VISTA In the News

Doctors wanted — adventure, all expenses paid, good wages

Written by VISTA Staffing | Jun 1, 2004 4:48:00 PM

Dr. Molly Hutsinpiller says she has the best job in medicine.

Her work for a physician staffing agency has taken her from the South Pole to Alaska. She can pick and choose the assignments, or not work at all. She doesn’t have to support an office or staff and her agency covers expenses for airfare, rental cars, lodging, and malpractice insurance — "everything except gas and food."

She’s a doctor for hire who practices medicine and nothing more.

"You have power over your schedule," said the 48-year-old emergency physician from her Snowbird resort time-share, resting after 3 months at the South Pole, where she worked for National Science Foundation contractor Raytheon Co. and dealt mostly with altitude sickness at the 9,000-foot base.

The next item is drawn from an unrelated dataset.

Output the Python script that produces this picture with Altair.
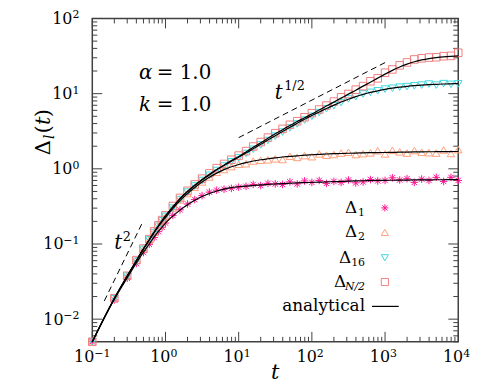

A business started 25 years ago this fall by a University of Utah medical student — hiring doctors like smokejumpers for temporary assignments, often to remote places — has provided thousands of physicians like Hutsinpiller with reliable work and ballooned into a $2 billion industry.

"They’re needed and appreciated, and they don’t get sucked into professional politics. It’s pure medicine, without all the hassles," said Dr. Therus Kolff, who started the physician-for-hire business known by the industry name locum tenens — Latin for "holding a place."

Kolff, an entrepreneur who started four companies, now sits on the board of Salt Lake-based VISTA Staffing Solutions, which can draw on a pool of more than 1,200 physicians, including Hutsinpiller. Their wages range from $50 an hour for basic emergency care to as much as $2,000 a day for neurosurgeons, depending on the assignment.

"If they don’t want to go to North Dakota in February, they don’t have to," said VISTA chief executive Mark Brouse, who can resort to horse-trading to find doctors willing to take less desirable postings: "We’ll send you to Hawaii in March."

Physicians work anywhere from a week or less on U.S. assignments to as much as six months overseas, typically earning $400 a day for family practice or about $1,200 for specialists.

VISTA, which screens and certifies doctors, covers their malpractice insurance with a $1 million annual premium, Brouse said. The company has as many as 200 physicians under contract any given day.

The demand for these footloose doctors is expected to steadily increase as the U.S. population grows and gets proportionally older, while U.S. medical schools are limited in the number of new doctors they can graduate, Kolff said.

Regional disparities in the supply of doctors, who tend to gravitate to metropolitan areas, gave rise to shortages in the first place.

Kolff was a medical student when he landed a federal grant to supply medical help to rural areas and Indian reservations across the West where doctors are scarce.

In 1979 he founded Comprehensive Health Systems, selling that company in the early 1990s. Through a series of mergers it’s now called CompHealth Group, one of seven big players in the medical staffing industry. VISTA is the fifth-largest and fastest-growing player, supplying doctors only. Others deploy nurses as well. The roll call of agencies includes another 60 mom-and-pop operations.

Kolff, 55, comes from a family of doctors including his father, grandfather, two uncles and three brothers. Another brother is a medical architect who designs hospitals and clinics.

Their 93-year-old Dutch immigrant father, Willem J. Kolff, invented the kidney dialysis machine and headed the Division of Artificial Organs at the University of Utah until 1999.

Therus (pronounced "Terrus") Kolff says many doctors are fed up with pushing paper, fighting insurers, keeping long hours and paying exorbitant malpractice rates.

When the economy and stock market rebound, he predicts, many older physicians will cash out their retirement portfolios and retire, aggravating the doctor shortage and giving companies like VISTA and its contractor-physicians more business.

Hutsinpiller has worked for VISTA and other staffing agencies off and on since 1998. An engineer, she decided at 32 to pursue a medical degree at the University of Utah. She completed a residency in Denver, then worked for the Colorado Outward Bound School for nine years while spending winters skiing.

"Financially single" but married, she visits her husband and his daughter in Spokane, Wash., between assignments and spends Augusts at Priest Lake in northern Idaho. She still owns a house in Salt Lake City, which she rents out.

Hutsinpiller has spent parts of the past few weeks pulling 24-hour shifts at one hospital in Ketchikan, Alaska, and overnight shifts at another hospital in Anchorage. She could make more money being a regular doctor with fixed hours, but "my needs are not huge."

"Life is so short, you have to enjoy it," she said.